Mexic-Arte Museum’s Viva La Vida Fest is Austin’s largest and longest-running Día de los Muertos (Day of the Dead) festival. The free festival, Saturday, Oct. 27, features a Grand Procession at noon, an Education Pavilion with hands-on art activities and artist demos, and a celebration with traditional foods, local artist and retail booths, a low-rider exhibition, live music and performances throughout the day until 6 p.m. on 100-200 block E. 4th Street.
In conjunction, Mexic-Arte Museum presents “Viva la Vida: Celebrating 35 Years of Mexic-Arte Museum’s Día de los Muertos,” through Nov. 25, 2018. The exhibition presents the Museum’s decades-long quest to share and expand the public’s knowledge about Day of the Dead. Día de los Muertos is a holiday with a historically rich tradition that integrates pre-Columbian and Catholic customs. It is celebrated in Mexico on November 1-2 in connection with the Catholic All Saints’ Day and All Souls’ Day. It is a time to honor and greet the departed as the spirits make their journey back from Mictlan (the underworld) to be with the living each year. Día de los Muertos is a time for families and friends to gather in celebration—a time when the cycle of life and death, rather than loss and sorrow, are embraced.

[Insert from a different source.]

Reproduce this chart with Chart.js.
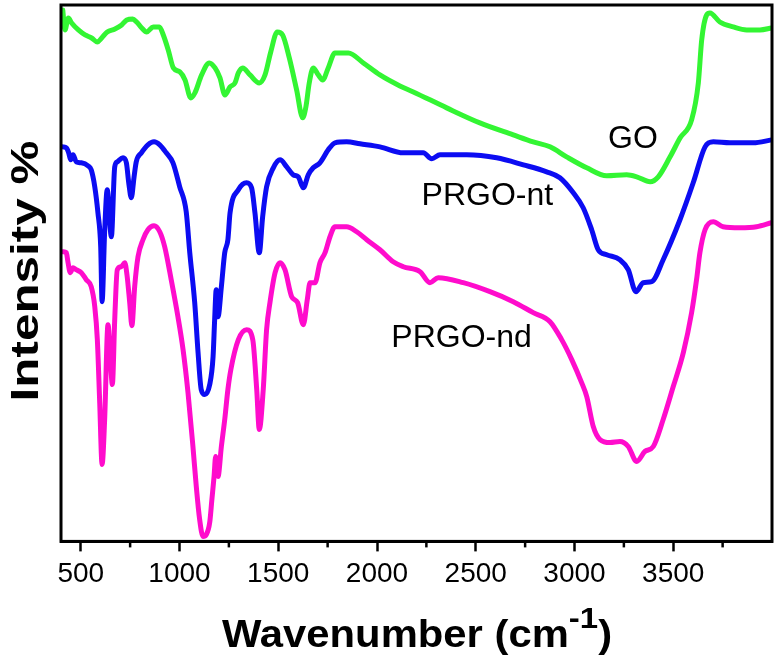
<!DOCTYPE html>
<html>
<head>
<meta charset="utf-8">
<script src="https://cdn.jsdelivr.net/npm/chart.js@4.4.1/dist/chart.umd.min.js"></script>
<style>
body { margin: 0; background: #fff; }
#wrap { width: 778px; height: 663px; }
</style>
</head>
<body>
<div id="wrap"><canvas id="ftirChart"></canvas></div>
<script>
// FTIR spectra (offset curves), wavenumber in cm-1, intensity in arbitrary units
var goWavenumber = [409, 420, 437, 454, 488, 522, 555, 584, 606, 634,
  673, 707, 733, 763, 783, 809, 834, 867, 898, 918,
  943, 969, 1002, 1028, 1057, 1078, 1112, 1151, 1180, 1205,
  1230, 1256, 1281, 1298, 1320, 1357, 1404, 1433, 1462, 1495,
  1522, 1556, 1593, 1624, 1640, 1657, 1677, 1703, 1725, 1753,
  1787, 1829, 1855, 1931, 2015, 2116, 2184, 2353, 2521, 2690,
  2791, 2876, 2960, 3062, 3163, 3264, 3315, 3383, 3424, 3484,
  3535, 3593, 3627, 3644, 3669, 3686, 3736, 3804, 3872, 3939, 3998];
var goIntensity = [532, 512, 524, 519, 512, 507, 504, 500, 504, 510,
  513, 517, 522, 523, 520, 514, 510, 515, 515, 507,
  492, 474, 470, 462, 444, 449, 467, 479, 474, 464,
  447, 455, 459, 469, 474, 467, 459, 467, 490, 510,
  507, 484, 452, 424, 435, 459, 474, 467, 462, 474,
  489, 489, 489, 479, 467, 456, 450, 434, 419, 407,
  400, 395, 385, 374, 366, 367, 365, 360, 365, 385,
  404, 422, 459, 502, 527, 529, 520, 515, 512, 512, 514];

var ntWavenumber = [410, 427, 439, 449, 461, 477, 503, 537, 553, 571,
  587, 601, 608, 621, 634, 655, 672, 685, 714, 731,
  743, 756, 770, 781, 807, 840, 871, 900, 933, 967,
  1001, 1034, 1052, 1077, 1094, 1110, 1128, 1153, 1170, 1178,
  1186, 1195, 1212, 1229, 1245, 1256, 1298, 1340, 1365, 1382,
  1404, 1421, 1441, 1475, 1509, 1543, 1576, 1601, 1627, 1652,
  1677, 1711, 1753, 1787, 1846, 1914, 2015, 2133, 2234, 2277,
  2319, 2454, 2606, 2741, 2859, 2926, 2994, 3044, 3087, 3120,
  3163, 3230, 3272, 3311, 3348, 3391, 3449, 3534, 3601, 3661,
  3703, 3787, 3905, 3998];
var ntIntensity = [395, 394, 389, 382, 387, 380, 379, 376, 372, 355,
  329, 295, 240, 310, 352, 305, 375, 380, 384, 379,
  359, 344, 365, 380, 389, 397, 400, 397, 389, 379,
  355, 330, 289, 239, 189, 152, 147, 157, 185, 222,
  252, 225, 255, 289, 302, 329, 352, 359, 354, 329,
  289, 325, 355, 374, 382, 375, 367, 365, 354, 367,
  374, 379, 392, 399, 400, 398, 395, 389, 389, 383,
  387, 387, 384, 377, 370, 364, 349, 334, 312, 292,
  287, 282, 272, 250, 259, 260, 282, 322, 359, 395,
  400, 399, 399, 402];

var ndWavenumber = [410, 427, 435, 447, 461, 477, 503, 528, 553, 571,
  584, 596, 608, 621, 638, 651, 660, 672, 685, 705,
  723, 734, 748, 759, 773, 790, 815, 840, 871, 900,
  925, 958, 992, 1018, 1043, 1068, 1085, 1102, 1119, 1136,
  1153, 1164, 1175, 1183, 1195, 1212, 1229, 1245, 1260, 1298,
  1340, 1371, 1391, 1404, 1424, 1441, 1458, 1484, 1509, 1534,
  1568, 1598, 1627, 1647, 1661, 1686, 1711, 1737, 1762, 1787,
  1846, 1897, 1948, 2015, 2082, 2133, 2218, 2268, 2310, 2437,
  2572, 2690, 2791, 2876, 2935, 2986, 3036, 3062, 3095, 3129,
  3180, 3230, 3272, 3315, 3356, 3399, 3449, 3500, 3551, 3593,
  3618, 3635, 3661, 3703, 3752, 3838, 3922, 3998];
var ndIntensity = [290, 289, 280, 269, 274, 272, 269, 262, 255, 235,
  202, 139, 77, 122, 217, 179, 157, 222, 272, 275,
  279, 267, 239, 216, 255, 285, 302, 312, 316, 310,
  295, 262, 225, 192, 149, 95, 55, 22, 5, 7,
  19, 42, 65, 85, 65, 95, 122, 152, 172, 202,
  212, 202, 152, 112, 152, 212, 239, 269, 279, 272,
  245, 239, 217, 242, 259, 259, 279, 289, 305, 315,
  315, 310, 302, 292, 280, 275, 270, 259, 264, 259,
  250, 240, 229, 220, 202, 182, 159, 145, 115, 102,
  99, 100, 95, 80, 90, 95, 122, 155, 189, 229,
  262, 289, 312, 320, 315, 314, 315, 319];

var majorTicks = [500, 1000, 1500, 2000, 2500, 3000, 3500];
var minorTicks = [750, 1250, 1750, 2250, 2750, 3250, 3750];

var fontFamily = '"Liberation Sans", Arial, Helvetica, sans-serif';

function toPoints(xs, ys) {
  return xs.map(function (x, i) { return { x: x, y: ys[i] }; });
}

// curve names written next to the spectra (data coordinates)
var curveNames = [
  { text: 'GO', x: 3296, y: 394 },
  { text: 'PRGO-nt', x: 2559, y: 337 },
  { text: 'PRGO-nd', x: 2428, y: 195 }
];

var decorations = {
  id: 'decorations',
  afterDraw: function (chart) {
    var ctx = chart.ctx;
    var area = chart.chartArea;
    var xs = chart.scales.x;
    var ys = chart.scales.y;
    ctx.save();

    // frame
    ctx.strokeStyle = '#000';
    ctx.lineWidth = 3;
    ctx.strokeRect(area.left, area.top, area.right - area.left, area.bottom - area.top);

    // minor ticks
    ctx.lineWidth = 2.5;
    minorTicks.forEach(function (v) {
      var px = xs.getPixelForValue(v);
      ctx.beginPath();
      ctx.moveTo(px, area.bottom);
      ctx.lineTo(px, area.bottom + 6);
      ctx.stroke();
    });

    // curve names
    ctx.fillStyle = '#000';
    ctx.font = '32px ' + fontFamily;
    ctx.textAlign = 'center';
    ctx.textBaseline = 'alphabetic';
    curveNames.forEach(function (n) {
      ctx.fillText(n.text, xs.getPixelForValue(n.x), ys.getPixelForValue(n.y));
    });

    // y title
    ctx.save();
    ctx.translate(38, 271);
    ctx.rotate(-Math.PI / 2);
    ctx.scale(1.3, 1);
    ctx.font = 'bold 38px ' + fontFamily;
    ctx.fillText('Intensity %', 0, 0);
    ctx.restore();

    // x title with superscript
    var big = 'bold 38px ' + fontFamily;
    var small = 'bold 30px ' + fontFamily;
    ctx.font = big;
    var w1 = ctx.measureText('Wavenumber (cm').width;
    var w3 = ctx.measureText(')').width;
    ctx.font = small;
    var w2 = ctx.measureText('-1').width;
    ctx.save();
    ctx.translate(417, 647);
    ctx.scale(1.1, 1);
    ctx.textAlign = 'left';
    var x = -(w1 + w2 + w3) / 2;
    ctx.font = big;
    ctx.fillText('Wavenumber (cm', x, 0);
    x += w1;
    ctx.font = small;
    ctx.fillText('-1', x, -19);
    x += w2;
    ctx.font = big;
    ctx.fillText(')', x, 0);
    ctx.restore();

    ctx.restore();
  }
};

var ctx = document.getElementById('ftirChart').getContext('2d');
var ftirChart = new Chart(ctx, {
  type: 'line',
  data: {
    datasets: [
      {
        label: 'GO',
        data: toPoints(goWavenumber, goIntensity),
        borderColor: '#33f533',
        borderWidth: 5
      },
      {
        label: 'PRGO-nt',
        data: toPoints(ntWavenumber, ntIntensity),
        borderColor: '#0c0cf2',
        borderWidth: 5
      },
      {
        label: 'PRGO-nd',
        data: toPoints(ndWavenumber, ndIntensity),
        borderColor: '#ff0ccc',
        borderWidth: 5
      }
    ]
  },
  options: {
    responsive: true,
    maintainAspectRatio: false,
    animation: false,
    parsing: false,
    elements: {
      point: { radius: 0 },
      line: { cubicInterpolationMode: 'monotone', fill: false, borderCapStyle: 'round', borderJoinStyle: 'round' }
    },
    layout: { padding: { left: 61, right: 6, top: 5, bottom: 66 } },
    plugins: {
      legend: { display: false },
      tooltip: { enabled: false }
    },
    scales: {
      x: {
        type: 'linear',
        min: 400,
        max: 4000,
        afterBuildTicks: function (scale) {
          scale.ticks = majorTicks.map(function (v) { return { value: v }; });
        },
        ticks: {
          color: '#000',
          font: { family: fontFamily, size: 28 },
          padding: 6,
          maxRotation: 0,
          autoSkip: false,
          callback: function (value) { return String(value); }
        },
        grid: {
          drawOnChartArea: false,
          tickLength: 10,
          tickWidth: 2.5,
          tickColor: '#000'
        },
        border: { display: true, color: '#000', width: 3 }
      },
      y: {
        display: false,
        min: 0,
        max: 537
      }
    }
  },
  plugins: [decorations]
});
</script>
</body>
</html>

While living in Mexico in 1979 and having interest in Mexican traditions, Mexic-Arte Museum Founders Sylvia Orozco and Pio Pulido visited San Andres Mixquic, a small community on the southeast edge of Mexico City to celebrate Día de los Muertos. These experiences later inspired the first Día de los Muertos exhibit, La Muerte Vive, and celebration in Austin, Texas in 1984 at the Arts Warehouse.
The Museum has presented exhibitions, performances, street festivals, videos, murals, installations, processions, publications, and other cultural manifestations for decades. During this time, a marvelous transformation has occurred—what was historically a religious holiday has become an expressive commemoration of family and a celebration of Mexican and Mexican American life and culture.
For almost two generations, Mexic-Arte Museum has encouraged communal sharing of what were once private expressions of faith; and artists started creating altars as part of art exhibits. Mindful of the day’s historical-religious roots, Mexic-Arte Museum helped transform the celebration by mixing popular with traditional materials, sacred with secular objects, personal with social issues, and popular art with contemporary expressions. The underlying Mexican sense of commitment to honor the deceased has remained but the public expression has evolved into a voice for the Latinx community. Images of ofrendas created by artists, community, and Museum staff over the years are assembled in a projection in the exhibit.
This year with sadness and gratitude, the Museum commemorates the late Pio Pulido, founder of the Museum, who passed away on July 12, 2018. His energy will continue in his art, in the memories he leaves, and the Mexic-Arte Museum that he helped build. Other altars pay tribute to the following: Austin Lowrider family members who participated in the first Día de los Muertos processions, Francisco Gabilondo Soler, Cri-Cri: El Grillito Cantor, a Mexican composer and performer of children’s songs built by Alina Flores and friends of the Consulate General of Mexico in Austin, as well as the hundred-plus Mayan peoples of Guatemala whose lives were taken with the eruption of the volcano earlier this year; Felipe Linares and Carmen Caballero, cartoneria artists who immortalized skeletons into beautiful sculptural forms.